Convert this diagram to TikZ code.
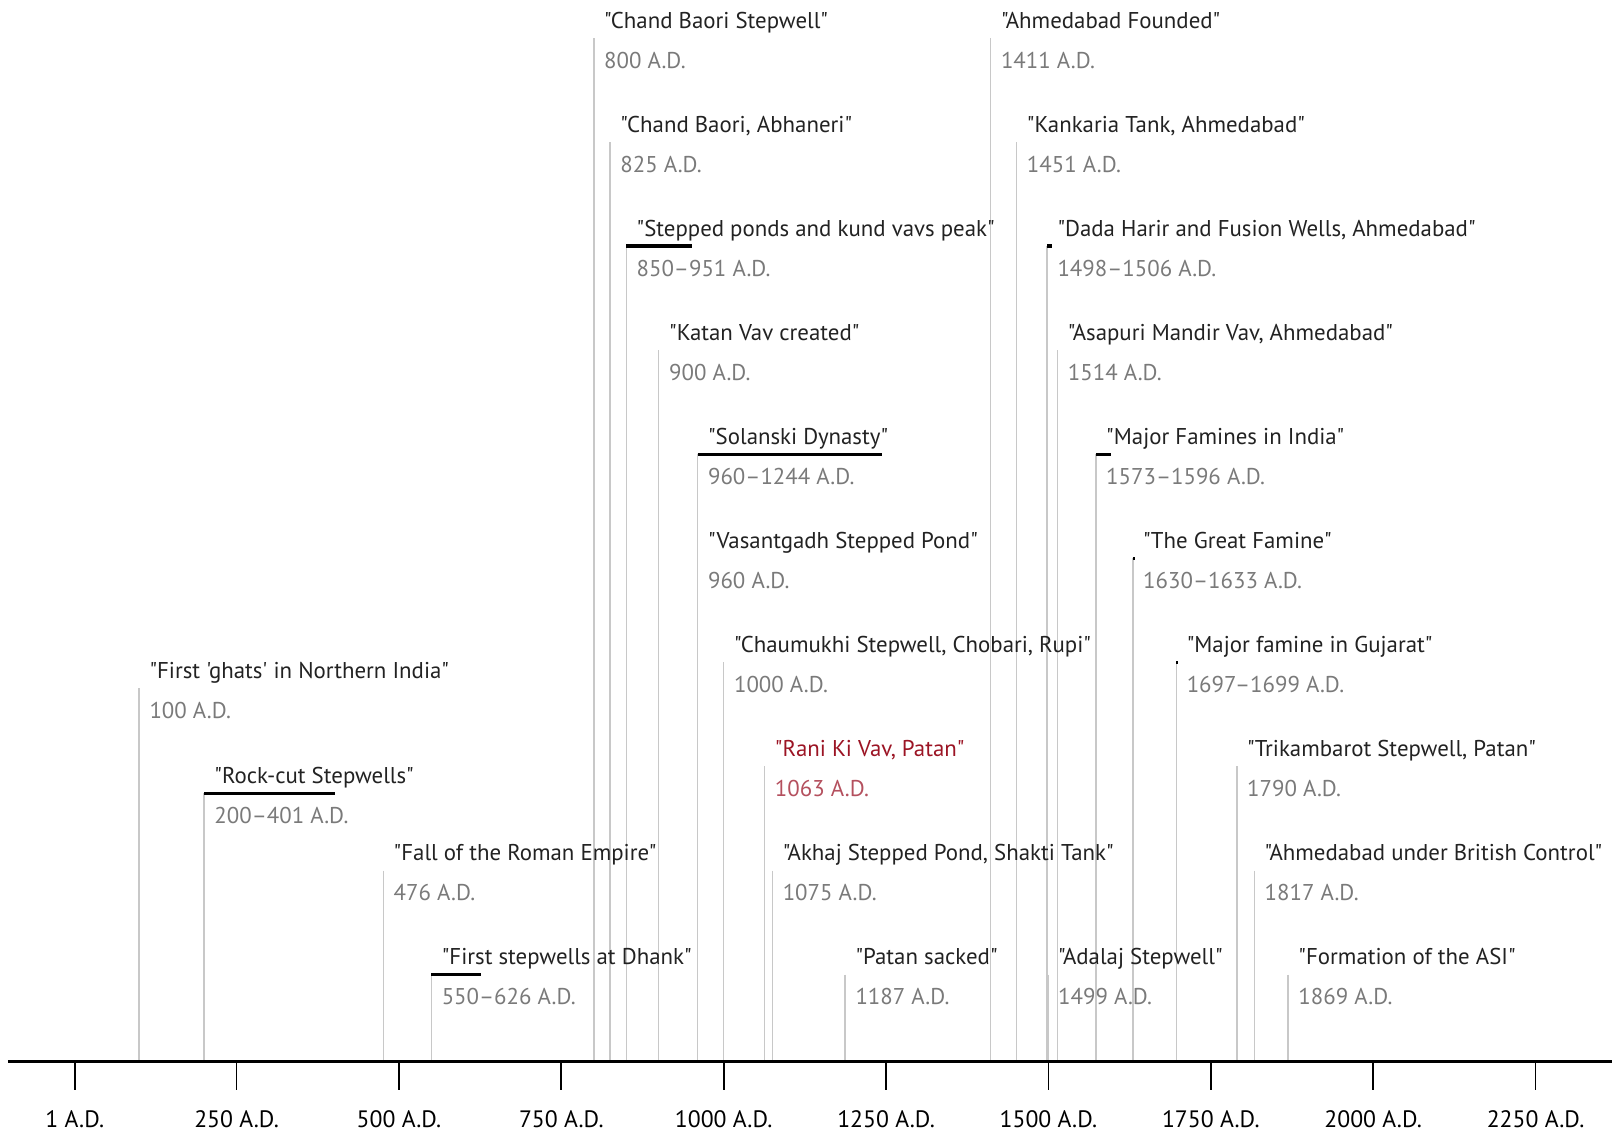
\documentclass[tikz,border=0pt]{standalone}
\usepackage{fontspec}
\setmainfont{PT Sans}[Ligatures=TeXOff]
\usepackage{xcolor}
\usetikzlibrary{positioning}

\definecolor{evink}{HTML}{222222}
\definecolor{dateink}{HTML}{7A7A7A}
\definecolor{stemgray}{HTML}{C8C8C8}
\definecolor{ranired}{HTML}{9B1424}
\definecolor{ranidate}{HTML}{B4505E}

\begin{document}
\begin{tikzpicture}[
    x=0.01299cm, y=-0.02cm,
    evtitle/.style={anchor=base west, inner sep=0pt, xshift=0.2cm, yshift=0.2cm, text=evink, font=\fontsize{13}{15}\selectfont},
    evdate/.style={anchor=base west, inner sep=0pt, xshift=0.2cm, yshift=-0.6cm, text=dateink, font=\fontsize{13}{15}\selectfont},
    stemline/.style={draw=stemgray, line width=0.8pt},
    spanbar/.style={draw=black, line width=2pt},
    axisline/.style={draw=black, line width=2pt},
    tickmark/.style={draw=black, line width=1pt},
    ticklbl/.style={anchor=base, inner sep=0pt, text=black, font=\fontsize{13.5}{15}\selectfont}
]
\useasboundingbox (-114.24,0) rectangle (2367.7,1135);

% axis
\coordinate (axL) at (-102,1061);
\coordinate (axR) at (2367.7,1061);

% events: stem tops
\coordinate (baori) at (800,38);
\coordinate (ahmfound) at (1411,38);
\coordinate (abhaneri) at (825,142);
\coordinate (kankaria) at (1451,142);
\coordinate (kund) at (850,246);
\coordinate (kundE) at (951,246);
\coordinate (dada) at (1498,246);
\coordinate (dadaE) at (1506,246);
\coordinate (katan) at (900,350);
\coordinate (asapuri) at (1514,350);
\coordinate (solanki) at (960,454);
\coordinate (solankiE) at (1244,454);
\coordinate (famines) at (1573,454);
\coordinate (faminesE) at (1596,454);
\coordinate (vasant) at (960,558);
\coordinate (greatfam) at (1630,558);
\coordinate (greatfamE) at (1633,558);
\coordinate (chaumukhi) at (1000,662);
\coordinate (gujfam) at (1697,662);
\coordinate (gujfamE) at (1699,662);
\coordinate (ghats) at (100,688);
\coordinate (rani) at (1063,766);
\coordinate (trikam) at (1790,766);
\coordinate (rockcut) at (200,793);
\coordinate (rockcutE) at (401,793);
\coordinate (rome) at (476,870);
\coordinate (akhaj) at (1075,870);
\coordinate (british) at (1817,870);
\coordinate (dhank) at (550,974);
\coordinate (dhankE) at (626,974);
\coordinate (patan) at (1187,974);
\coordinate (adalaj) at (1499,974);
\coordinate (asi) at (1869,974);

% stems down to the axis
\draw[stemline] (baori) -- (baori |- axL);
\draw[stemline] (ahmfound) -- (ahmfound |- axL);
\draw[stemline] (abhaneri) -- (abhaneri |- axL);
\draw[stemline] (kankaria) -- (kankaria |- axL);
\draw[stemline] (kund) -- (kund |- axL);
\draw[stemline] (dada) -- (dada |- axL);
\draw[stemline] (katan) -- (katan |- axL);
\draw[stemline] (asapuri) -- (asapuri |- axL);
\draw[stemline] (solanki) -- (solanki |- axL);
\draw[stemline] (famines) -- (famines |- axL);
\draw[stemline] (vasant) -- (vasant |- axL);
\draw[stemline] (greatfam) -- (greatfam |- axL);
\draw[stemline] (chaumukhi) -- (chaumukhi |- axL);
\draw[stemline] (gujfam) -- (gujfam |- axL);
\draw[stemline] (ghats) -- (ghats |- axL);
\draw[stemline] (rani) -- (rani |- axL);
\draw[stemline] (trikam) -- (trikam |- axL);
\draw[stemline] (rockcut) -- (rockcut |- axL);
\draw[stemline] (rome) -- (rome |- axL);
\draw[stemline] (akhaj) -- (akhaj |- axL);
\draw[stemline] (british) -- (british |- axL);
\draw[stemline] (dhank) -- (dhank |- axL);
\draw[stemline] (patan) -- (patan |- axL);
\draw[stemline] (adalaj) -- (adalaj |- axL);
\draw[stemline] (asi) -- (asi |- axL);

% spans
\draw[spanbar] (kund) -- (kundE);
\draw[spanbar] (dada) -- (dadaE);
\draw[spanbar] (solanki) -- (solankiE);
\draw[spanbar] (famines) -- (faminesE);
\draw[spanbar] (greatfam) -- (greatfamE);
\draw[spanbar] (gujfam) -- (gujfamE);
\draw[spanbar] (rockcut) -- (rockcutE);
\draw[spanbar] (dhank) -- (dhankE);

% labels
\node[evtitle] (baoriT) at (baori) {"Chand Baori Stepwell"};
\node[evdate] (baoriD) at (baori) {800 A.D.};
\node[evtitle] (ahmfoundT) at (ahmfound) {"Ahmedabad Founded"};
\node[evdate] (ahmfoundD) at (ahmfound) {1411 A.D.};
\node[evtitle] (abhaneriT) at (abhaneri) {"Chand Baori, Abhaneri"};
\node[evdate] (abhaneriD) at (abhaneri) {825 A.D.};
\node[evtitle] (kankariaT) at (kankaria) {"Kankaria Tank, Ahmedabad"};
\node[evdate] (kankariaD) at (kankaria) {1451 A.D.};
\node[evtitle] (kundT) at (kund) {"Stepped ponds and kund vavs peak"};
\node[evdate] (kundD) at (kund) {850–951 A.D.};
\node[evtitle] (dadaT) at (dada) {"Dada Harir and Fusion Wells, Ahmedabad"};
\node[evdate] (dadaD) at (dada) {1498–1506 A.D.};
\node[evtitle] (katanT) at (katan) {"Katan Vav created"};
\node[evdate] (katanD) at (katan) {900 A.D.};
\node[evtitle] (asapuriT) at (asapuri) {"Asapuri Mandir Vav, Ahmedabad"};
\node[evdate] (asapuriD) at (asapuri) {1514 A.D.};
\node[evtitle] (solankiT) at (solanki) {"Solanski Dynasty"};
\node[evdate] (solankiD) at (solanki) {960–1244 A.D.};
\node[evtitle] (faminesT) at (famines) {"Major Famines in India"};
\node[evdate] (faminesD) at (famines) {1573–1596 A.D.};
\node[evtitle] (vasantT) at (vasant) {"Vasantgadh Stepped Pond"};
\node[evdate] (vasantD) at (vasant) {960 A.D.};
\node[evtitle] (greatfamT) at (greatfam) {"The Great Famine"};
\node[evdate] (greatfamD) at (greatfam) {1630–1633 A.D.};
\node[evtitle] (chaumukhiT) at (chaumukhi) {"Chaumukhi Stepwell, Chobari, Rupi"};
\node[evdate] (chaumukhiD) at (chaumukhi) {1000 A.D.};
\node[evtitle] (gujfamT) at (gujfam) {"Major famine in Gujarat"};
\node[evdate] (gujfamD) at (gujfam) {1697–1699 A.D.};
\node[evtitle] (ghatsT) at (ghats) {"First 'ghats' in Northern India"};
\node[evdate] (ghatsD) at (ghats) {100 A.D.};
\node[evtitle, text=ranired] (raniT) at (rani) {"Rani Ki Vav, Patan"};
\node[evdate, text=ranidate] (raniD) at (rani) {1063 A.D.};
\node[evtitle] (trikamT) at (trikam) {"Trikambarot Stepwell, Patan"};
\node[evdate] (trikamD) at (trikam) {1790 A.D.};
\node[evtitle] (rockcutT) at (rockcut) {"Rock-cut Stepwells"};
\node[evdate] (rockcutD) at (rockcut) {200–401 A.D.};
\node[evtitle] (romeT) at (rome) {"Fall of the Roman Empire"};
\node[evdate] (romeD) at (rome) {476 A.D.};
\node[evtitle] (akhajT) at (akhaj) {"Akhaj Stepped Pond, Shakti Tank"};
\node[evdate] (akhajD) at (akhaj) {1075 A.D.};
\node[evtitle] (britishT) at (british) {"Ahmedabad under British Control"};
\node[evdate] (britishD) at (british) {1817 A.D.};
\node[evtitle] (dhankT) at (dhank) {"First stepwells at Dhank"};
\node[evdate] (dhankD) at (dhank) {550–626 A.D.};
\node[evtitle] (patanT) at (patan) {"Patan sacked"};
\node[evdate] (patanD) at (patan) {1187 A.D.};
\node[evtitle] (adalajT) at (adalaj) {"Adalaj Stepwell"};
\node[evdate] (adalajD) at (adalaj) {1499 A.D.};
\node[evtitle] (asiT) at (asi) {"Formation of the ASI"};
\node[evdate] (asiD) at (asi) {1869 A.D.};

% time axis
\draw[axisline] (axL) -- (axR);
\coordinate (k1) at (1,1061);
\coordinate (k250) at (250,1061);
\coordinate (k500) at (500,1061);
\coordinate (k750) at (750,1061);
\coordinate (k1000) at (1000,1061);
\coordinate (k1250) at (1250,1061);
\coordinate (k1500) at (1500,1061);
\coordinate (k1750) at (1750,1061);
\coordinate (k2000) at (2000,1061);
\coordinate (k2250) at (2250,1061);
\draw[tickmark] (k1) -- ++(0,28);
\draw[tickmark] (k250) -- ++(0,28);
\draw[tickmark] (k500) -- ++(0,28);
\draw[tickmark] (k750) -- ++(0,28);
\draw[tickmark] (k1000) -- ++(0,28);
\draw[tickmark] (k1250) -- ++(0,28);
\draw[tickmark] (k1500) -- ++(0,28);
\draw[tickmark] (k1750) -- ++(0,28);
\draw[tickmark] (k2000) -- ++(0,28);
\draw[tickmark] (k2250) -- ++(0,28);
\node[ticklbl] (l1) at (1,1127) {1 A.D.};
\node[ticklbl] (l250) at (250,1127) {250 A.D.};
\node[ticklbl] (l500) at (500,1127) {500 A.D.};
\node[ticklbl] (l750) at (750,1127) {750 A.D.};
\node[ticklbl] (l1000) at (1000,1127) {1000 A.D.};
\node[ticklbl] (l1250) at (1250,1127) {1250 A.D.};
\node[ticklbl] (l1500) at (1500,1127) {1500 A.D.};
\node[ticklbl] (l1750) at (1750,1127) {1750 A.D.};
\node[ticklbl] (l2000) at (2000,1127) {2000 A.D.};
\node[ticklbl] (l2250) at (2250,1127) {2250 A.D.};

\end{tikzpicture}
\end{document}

#### [DIRECTIVE]
Write out exactly the lines between the start of the data and the line with "(axR) at (2367.7,1061);", including both, but none of the pictures.

#### [ANSWER BELOW]
Convert this diagram to TikZ code.
\documentclass[tikz,border=0pt]{standalone}
\usepackage{fontspec}
\setmainfont{PT Sans}[Ligatures=TeXOff]
\usepackage{xcolor}
\usetikzlibrary{positioning}

\definecolor{evink}{HTML}{222222}
\definecolor{dateink}{HTML}{7A7A7A}
\definecolor{stemgray}{HTML}{C8C8C8}
\definecolor{ranired}{HTML}{9B1424}
\definecolor{ranidate}{HTML}{B4505E}

\begin{document}
\begin{tikzpicture}[
    x=0.01299cm, y=-0.02cm,
    evtitle/.style={anchor=base west, inner sep=0pt, xshift=0.2cm, yshift=0.2cm, text=evink, font=\fontsize{13}{15}\selectfont},
    evdate/.style={anchor=base west, inner sep=0pt, xshift=0.2cm, yshift=-0.6cm, text=dateink, font=\fontsize{13}{15}\selectfont},
    stemline/.style={draw=stemgray, line width=0.8pt},
    spanbar/.style={draw=black, line width=2pt},
    axisline/.style={draw=black, line width=2pt},
    tickmark/.style={draw=black, line width=1pt},
    ticklbl/.style={anchor=base, inner sep=0pt, text=black, font=\fontsize{13.5}{15}\selectfont}
]
\useasboundingbox (-114.24,0) rectangle (2367.7,1135);

% axis
\coordinate (axL) at (-102,1061);
\coordinate (axR) at (2367.7,1061);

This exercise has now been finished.